最近在做字串比對,除了用些演算法之外(效果不好),想到用google搜尋後再比對,結果效果意外的好,以下分享實作。

作法1

先安裝google search package

*pip install google_search


from googlesearch.googlesearch import GoogleSearch
response = GoogleSearch().search("LOL LMS")
for result in response.results:
    print("Title: " + result.title)
    print("Content: " + result.getText())
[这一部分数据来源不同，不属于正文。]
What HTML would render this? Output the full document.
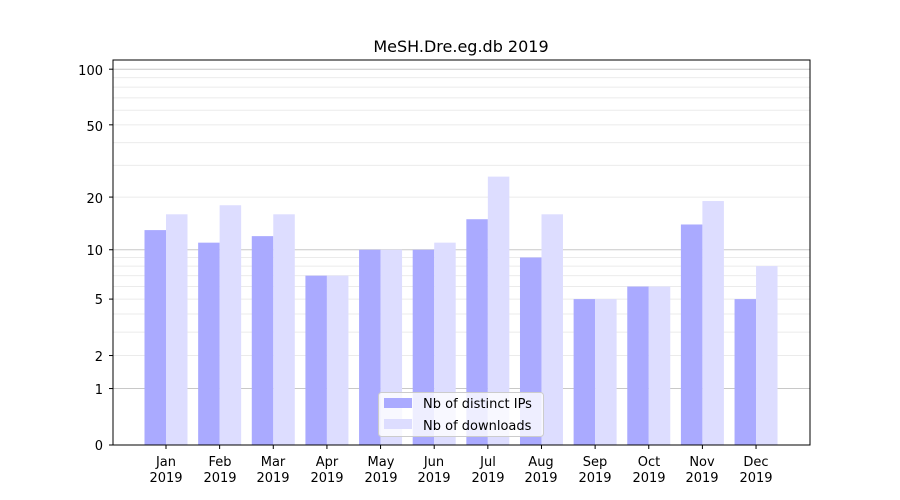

 output:頁面tiltle與內文(這邊內文太多就不列了)

優點:簡單方便

缺點:無法克制化,搜尋有限制

作法2

# -*- coding: utf-8 -*-
import requests
import time
import random
from bs4 import BeautifulSoup

def google_scrape(Search_list):
    title_list=[]
    #url='http://www.baidu.com/s?rsv_idx=1&wd='LPL&usm=2&ie=utf-8&sl_lang=en&rsv_srlang=en&rsv_rq=en&rqlang=cn
    url='https://www.google.com.tw/search?q='
    user_agents = ['Mozilla/5.0 (Windows NT 6.1; WOW64; rv:23.0) Gecko/20130406 Firefox/23.0', \
          'Mozilla/5.0 (Windows NT 6.1; WOW64; rv:18.0) Gecko/20100101 Firefox/18.0', \
          'Mozilla/5.0 (Windows; U; Windows NT 6.1; en-US) AppleWebKit/533+ \
          (KHTML, like Gecko) Element Browser 5.0', \
          'IBM WebExplorer /v0.94', 'Galaxy/1.0 [en] (Mac OS X 10.5.6; U; en)', \
          'Mozilla/5.0 (compatible; MSIE 10.0; Windows NT 6.1; WOW64; Trident/6.0)', \
          'Opera/9.80 (Windows NT 6.0) Presto/2.12.388 Version/12.14', \
          'Mozilla/5.0 (iPad; CPU OS 6_0 like Mac OS X) AppleWebKit/536.26 (KHTML, like Gecko) \
           Version/6.0 Mobile/10A5355d Safari/8536.25', \
          'Mozilla/5.0 (Windows NT 6.1) AppleWebKit/537.36 (KHTML, like Gecko) \
           Chrome/28.0.1468.0 Safari/537.36', \
          'Mozilla/5.0 (compatible; MSIE 9.0; Windows NT 6.0; Trident/5.0; TheWorld)']   
    proxies = {
      "http": "http://113.200.214.164:9999"}
    index = random.randint(0, 9)
    user_agent = user_agents[index]
    headers = {'User-Agent': user_agent}
    for x in Search_list:
        time.sleep(1)
         res=requests.get(url = url+x,headers = headers,proxies = proxies)
        soup=BeautifulSoup(res.text, "html.parser")
        search_text=soup.find_all("div", class_="g")
        title_list=[result.find("a").text for result in search_text]
        print  title_list

google_scrape(['LOL LMS'])

output:頁面tiltle

程式碼很明顯比作法1長許多,但是卻相對安全不會被google鎖IP

1.user_agents偽裝瀏覽器

2.proxies更換

3.time.sleep(1)間隔時間

以上3點都可以減少被鎖的危險性

優點:較不易被鎖、可抓取特定範圍內容

缺點:速度較慢

以上給大家參考,建議採取作法2,如果只是少量資料或許就可採用作法1。